STATED PROBLEM
Please retype the data in full and exactly; the pictures are not part of the copy.

DATA SHOWN
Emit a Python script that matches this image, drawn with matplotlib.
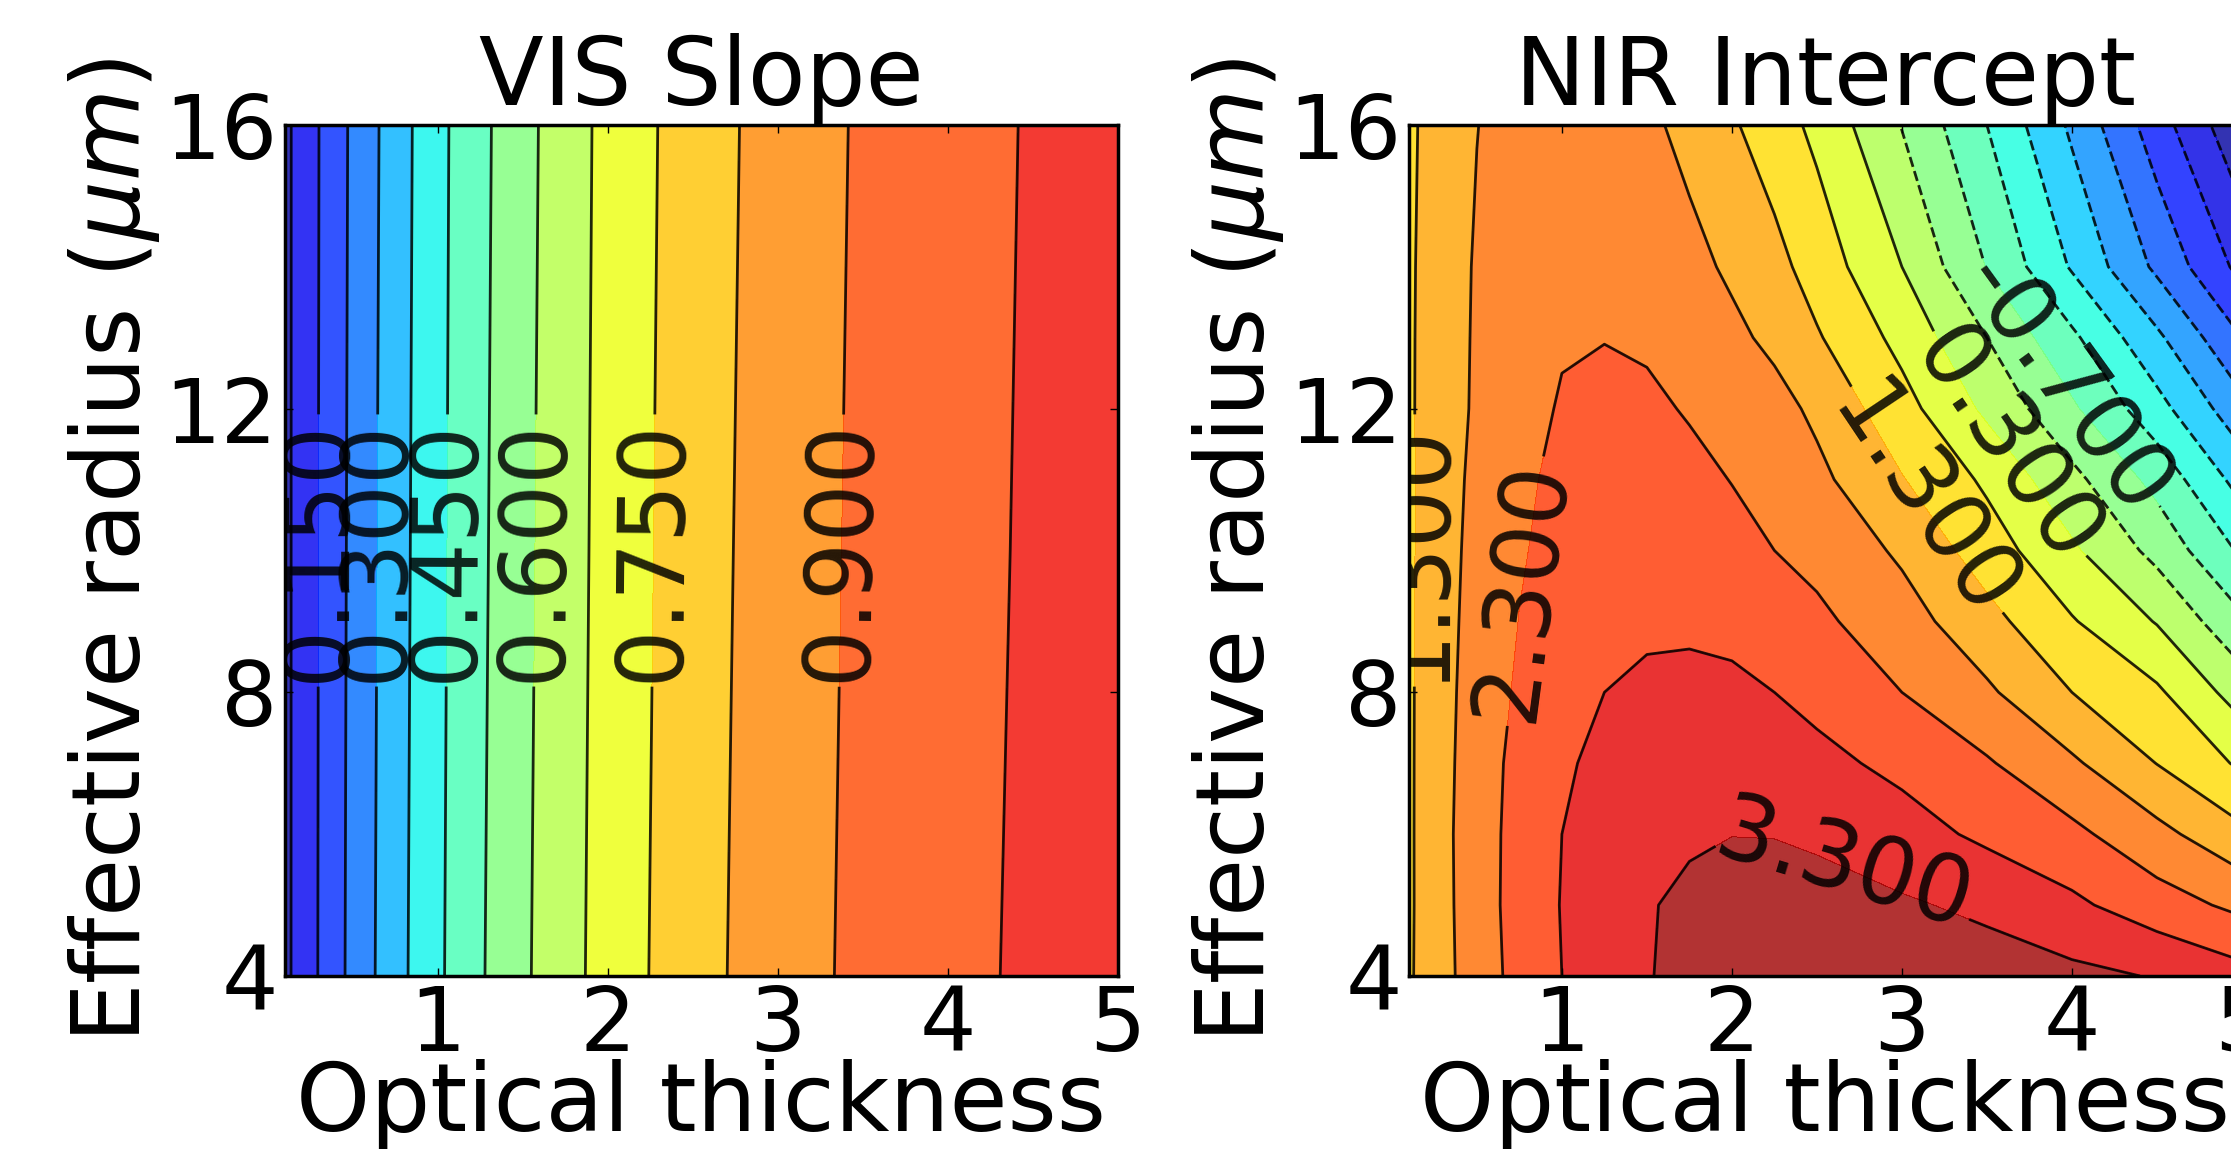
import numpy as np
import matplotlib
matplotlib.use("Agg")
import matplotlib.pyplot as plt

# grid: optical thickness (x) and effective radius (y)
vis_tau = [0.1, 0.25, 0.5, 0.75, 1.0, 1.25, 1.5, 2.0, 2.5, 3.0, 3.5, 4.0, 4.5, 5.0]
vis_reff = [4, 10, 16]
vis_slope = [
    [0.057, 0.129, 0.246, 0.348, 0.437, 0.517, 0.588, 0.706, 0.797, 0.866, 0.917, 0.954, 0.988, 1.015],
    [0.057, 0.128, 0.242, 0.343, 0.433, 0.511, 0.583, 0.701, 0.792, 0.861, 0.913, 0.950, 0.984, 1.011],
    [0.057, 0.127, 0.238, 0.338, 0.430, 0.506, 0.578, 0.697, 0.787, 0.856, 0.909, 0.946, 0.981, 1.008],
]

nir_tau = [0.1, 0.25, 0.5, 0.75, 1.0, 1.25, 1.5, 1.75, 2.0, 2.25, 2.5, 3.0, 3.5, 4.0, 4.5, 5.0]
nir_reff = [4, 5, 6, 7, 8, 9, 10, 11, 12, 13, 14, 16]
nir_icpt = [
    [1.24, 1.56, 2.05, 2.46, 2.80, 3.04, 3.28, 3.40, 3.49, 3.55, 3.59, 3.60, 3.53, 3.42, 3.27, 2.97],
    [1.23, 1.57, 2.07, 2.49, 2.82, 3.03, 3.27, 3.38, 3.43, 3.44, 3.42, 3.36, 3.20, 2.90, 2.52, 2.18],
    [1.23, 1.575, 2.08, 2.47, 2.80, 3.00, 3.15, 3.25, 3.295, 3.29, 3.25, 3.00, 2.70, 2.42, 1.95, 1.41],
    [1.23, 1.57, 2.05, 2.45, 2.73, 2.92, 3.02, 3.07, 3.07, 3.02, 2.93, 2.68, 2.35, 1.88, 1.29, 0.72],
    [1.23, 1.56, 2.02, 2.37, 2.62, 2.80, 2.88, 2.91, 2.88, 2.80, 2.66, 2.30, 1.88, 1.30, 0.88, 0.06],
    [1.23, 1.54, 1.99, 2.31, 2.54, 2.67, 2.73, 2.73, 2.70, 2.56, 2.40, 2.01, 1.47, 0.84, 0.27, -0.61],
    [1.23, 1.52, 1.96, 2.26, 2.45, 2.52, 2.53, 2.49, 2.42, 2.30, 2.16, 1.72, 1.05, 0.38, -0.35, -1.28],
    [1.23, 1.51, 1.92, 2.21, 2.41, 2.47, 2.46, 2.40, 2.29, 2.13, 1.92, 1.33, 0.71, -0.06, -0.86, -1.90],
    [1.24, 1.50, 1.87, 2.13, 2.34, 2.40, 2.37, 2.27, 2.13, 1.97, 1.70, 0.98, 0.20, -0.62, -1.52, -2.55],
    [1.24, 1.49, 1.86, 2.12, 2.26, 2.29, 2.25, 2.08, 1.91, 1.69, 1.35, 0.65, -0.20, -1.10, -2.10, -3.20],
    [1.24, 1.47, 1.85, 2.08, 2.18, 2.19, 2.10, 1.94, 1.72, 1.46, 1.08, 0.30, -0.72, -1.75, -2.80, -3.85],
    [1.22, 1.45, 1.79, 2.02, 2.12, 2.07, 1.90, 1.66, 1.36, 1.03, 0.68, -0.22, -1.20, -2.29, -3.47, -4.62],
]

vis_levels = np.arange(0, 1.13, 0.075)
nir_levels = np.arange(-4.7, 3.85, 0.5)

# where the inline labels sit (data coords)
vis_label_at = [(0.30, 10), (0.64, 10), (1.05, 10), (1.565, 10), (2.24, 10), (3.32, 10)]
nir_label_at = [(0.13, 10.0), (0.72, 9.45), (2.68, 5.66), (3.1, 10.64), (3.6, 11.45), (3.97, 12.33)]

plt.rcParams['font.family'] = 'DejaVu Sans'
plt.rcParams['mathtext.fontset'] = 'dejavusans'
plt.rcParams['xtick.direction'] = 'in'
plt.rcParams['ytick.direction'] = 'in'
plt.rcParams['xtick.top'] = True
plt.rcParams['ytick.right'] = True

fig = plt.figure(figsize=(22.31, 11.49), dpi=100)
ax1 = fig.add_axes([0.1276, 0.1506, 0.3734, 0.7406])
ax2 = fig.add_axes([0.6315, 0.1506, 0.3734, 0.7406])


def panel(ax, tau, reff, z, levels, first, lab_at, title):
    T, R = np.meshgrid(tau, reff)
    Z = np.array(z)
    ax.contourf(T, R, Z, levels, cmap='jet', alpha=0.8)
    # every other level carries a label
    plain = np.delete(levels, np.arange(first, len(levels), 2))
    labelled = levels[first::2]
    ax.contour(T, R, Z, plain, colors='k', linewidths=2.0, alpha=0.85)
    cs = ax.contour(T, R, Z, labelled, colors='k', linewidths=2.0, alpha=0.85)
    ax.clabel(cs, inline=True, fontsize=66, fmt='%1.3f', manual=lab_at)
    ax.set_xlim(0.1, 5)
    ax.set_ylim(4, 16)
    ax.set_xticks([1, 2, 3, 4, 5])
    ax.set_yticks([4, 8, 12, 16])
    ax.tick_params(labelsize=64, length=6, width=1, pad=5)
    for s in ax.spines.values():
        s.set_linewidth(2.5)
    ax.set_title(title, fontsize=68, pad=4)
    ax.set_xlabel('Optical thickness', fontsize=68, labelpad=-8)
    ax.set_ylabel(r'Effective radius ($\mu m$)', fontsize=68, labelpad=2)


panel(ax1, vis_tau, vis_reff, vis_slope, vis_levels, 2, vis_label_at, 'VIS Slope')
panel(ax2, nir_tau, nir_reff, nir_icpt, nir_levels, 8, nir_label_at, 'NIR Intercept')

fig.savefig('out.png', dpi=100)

COMPLETE RESPONSE
Emit a Python script that matches this image, drawn with matplotlib.
import numpy as np
import matplotlib
matplotlib.use("Agg")
import matplotlib.pyplot as plt

# grid: optical thickness (x) and effective radius (y)
vis_tau = [0.1, 0.25, 0.5, 0.75, 1.0, 1.25, 1.5, 2.0, 2.5, 3.0, 3.5, 4.0, 4.5, 5.0]
vis_reff = [4, 10, 16]
vis_slope = [
    [0.057, 0.129, 0.246, 0.348, 0.437, 0.517, 0.588, 0.706, 0.797, 0.866, 0.917, 0.954, 0.988, 1.015],
    [0.057, 0.128, 0.242, 0.343, 0.433, 0.511, 0.583, 0.701, 0.792, 0.861, 0.913, 0.950, 0.984, 1.011],
    [0.057, 0.127, 0.238, 0.338, 0.430, 0.506, 0.578, 0.697, 0.787, 0.856, 0.909, 0.946, 0.981, 1.008],
]

nir_tau = [0.1, 0.25, 0.5, 0.75, 1.0, 1.25, 1.5, 1.75, 2.0, 2.25, 2.5, 3.0, 3.5, 4.0, 4.5, 5.0]
nir_reff = [4, 5, 6, 7, 8, 9, 10, 11, 12, 13, 14, 16]
nir_icpt = [
    [1.24, 1.56, 2.05, 2.46, 2.80, 3.04, 3.28, 3.40, 3.49, 3.55, 3.59, 3.60, 3.53, 3.42, 3.27, 2.97],
    [1.23, 1.57, 2.07, 2.49, 2.82, 3.03, 3.27, 3.38, 3.43, 3.44, 3.42, 3.36, 3.20, 2.90, 2.52, 2.18],
    [1.23, 1.575, 2.08, 2.47, 2.80, 3.00, 3.15, 3.25, 3.295, 3.29, 3.25, 3.00, 2.70, 2.42, 1.95, 1.41],
    [1.23, 1.57, 2.05, 2.45, 2.73, 2.92, 3.02, 3.07, 3.07, 3.02, 2.93, 2.68, 2.35, 1.88, 1.29, 0.72],
    [1.23, 1.56, 2.02, 2.37, 2.62, 2.80, 2.88, 2.91, 2.88, 2.80, 2.66, 2.30, 1.88, 1.30, 0.88, 0.06],
    [1.23, 1.54, 1.99, 2.31, 2.54, 2.67, 2.73, 2.73, 2.70, 2.56, 2.40, 2.01, 1.47, 0.84, 0.27, -0.61],
    [1.23, 1.52, 1.96, 2.26, 2.45, 2.52, 2.53, 2.49, 2.42, 2.30, 2.16, 1.72, 1.05, 0.38, -0.35, -1.28],
    [1.23, 1.51, 1.92, 2.21, 2.41, 2.47, 2.46, 2.40, 2.29, 2.13, 1.92, 1.33, 0.71, -0.06, -0.86, -1.90],
    [1.24, 1.50, 1.87, 2.13, 2.34, 2.40, 2.37, 2.27, 2.13, 1.97, 1.70, 0.98, 0.20, -0.62, -1.52, -2.55],
    [1.24, 1.49, 1.86, 2.12, 2.26, 2.29, 2.25, 2.08, 1.91, 1.69, 1.35, 0.65, -0.20, -1.10, -2.10, -3.20],
    [1.24, 1.47, 1.85, 2.08, 2.18, 2.19, 2.10, 1.94, 1.72, 1.46, 1.08, 0.30, -0.72, -1.75, -2.80, -3.85],
    [1.22, 1.45, 1.79, 2.02, 2.12, 2.07, 1.90, 1.66, 1.36, 1.03, 0.68, -0.22, -1.20, -2.29, -3.47, -4.62],
]

vis_levels = np.arange(0, 1.13, 0.075)
nir_levels = np.arange(-4.7, 3.85, 0.5)

# where the inline labels sit (data coords)
vis_label_at = [(0.30, 10), (0.64, 10), (1.05, 10), (1.565, 10), (2.24, 10), (3.32, 10)]
nir_label_at = [(0.13, 10.0), (0.72, 9.45), (2.68, 5.66), (3.1, 10.64), (3.6, 11.45), (3.97, 12.33)]

plt.rcParams['font.family'] = 'DejaVu Sans'
plt.rcParams['mathtext.fontset'] = 'dejavusans'
plt.rcParams['xtick.direction'] = 'in'
plt.rcParams['ytick.direction'] = 'in'
plt.rcParams['xtick.top'] = True
plt.rcParams['ytick.right'] = True

fig = plt.figure(figsize=(22.31, 11.49), dpi=100)
ax1 = fig.add_axes([0.1276, 0.1506, 0.3734, 0.7406])
ax2 = fig.add_axes([0.6315, 0.1506, 0.3734, 0.7406])


def panel(ax, tau, reff, z, levels, first, lab_at, title):
    T, R = np.meshgrid(tau, reff)
    Z = np.array(z)
    ax.contourf(T, R, Z, levels, cmap='jet', alpha=0.8)
    # every other level carries a label
    plain = np.delete(levels, np.arange(first, len(levels), 2))
    labelled = levels[first::2]
    ax.contour(T, R, Z, plain, colors='k', linewidths=2.0, alpha=0.85)
    cs = ax.contour(T, R, Z, labelled, colors='k', linewidths=2.0, alpha=0.85)
    ax.clabel(cs, inline=True, fontsize=66, fmt='%1.3f', manual=lab_at)
    ax.set_xlim(0.1, 5)
    ax.set_ylim(4, 16)
    ax.set_xticks([1, 2, 3, 4, 5])
    ax.set_yticks([4, 8, 12, 16])
    ax.tick_params(labelsize=64, length=6, width=1, pad=5)
    for s in ax.spines.values():
        s.set_linewidth(2.5)
    ax.set_title(title, fontsize=68, pad=4)
    ax.set_xlabel('Optical thickness', fontsize=68, labelpad=-8)
    ax.set_ylabel(r'Effective radius ($\mu m$)', fontsize=68, labelpad=2)


panel(ax1, vis_tau, vis_reff, vis_slope, vis_levels, 2, vis_label_at, 'VIS Slope')
panel(ax2, nir_tau, nir_reff, nir_icpt, nir_levels, 8, nir_label_at, 'NIR Intercept')

fig.savefig('out.png', dpi=100)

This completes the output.